One of reasons that people band together, be it in marriages, as corporations, or governments, is that they feel that within some sort of formalization of their relationships they can hope to accomplish more together than separately.
But it's amazingly easy in those institutions to lose sight of the original goals of the relationship and instead glorify the structure for its own sake. Marriages deteriorating into bickering and lost opportunities, workers providing more value to a corporation than they're getting in exchange for some mythical feeling of "security", people blindly supporting a nation's injustices and squandering of resources, all because the participants have forgotten that all of these structures have no meaning if not for the people who participate in them and create them.
As one of the small minority that pays for the majority of the burden of running the country, my aversion to service and sacrifice for "the nation" could be a simple "conservative"/"liberal" split, but I see that axis as orthogonal to the one that counts. Both sides which ally themselves with those labels think we have a some sort of budget surplus which needs to be spent in some way, they differ slightly in the demographics they'd like to give it to, although neither wants to return it to those from whom it came, and the mechanisms they'd distribute it by, but both sides have forgotten that it wasn't theirs to begin with, that the government is "of the people, by the people".

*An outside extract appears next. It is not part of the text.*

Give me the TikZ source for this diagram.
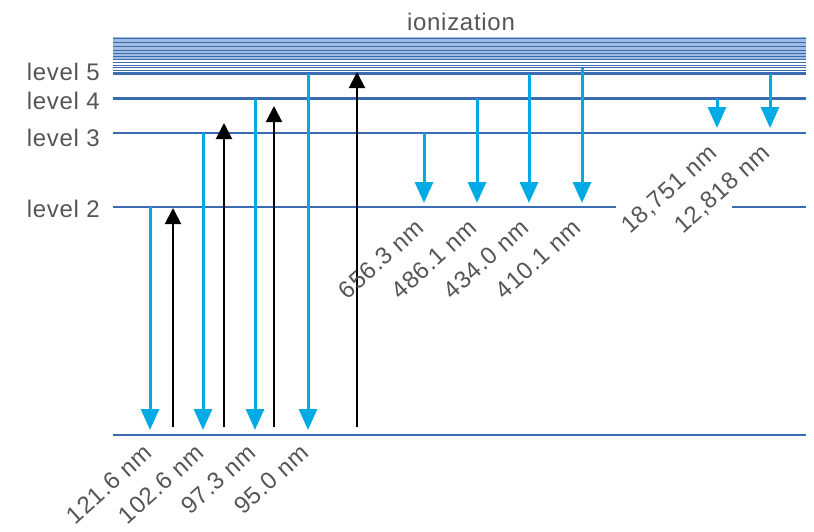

It is this amnesia that gave us the culture my grandfather waxes on about, before "Miranda" when when the cops had free reign to keep his town safe from those who'd question the status quo. It was this amnesia that built a society in which "separate but equal" was accepted.
So when I hear "ask not what your country can do for you", I'm hearing the echoes of my grandparents' era, when they forgot that the social structures existed to serve the people and instead marched like cogs in the machine to serve a society that had forgotten that it was made up of individuals, one that valued conformity over achievement.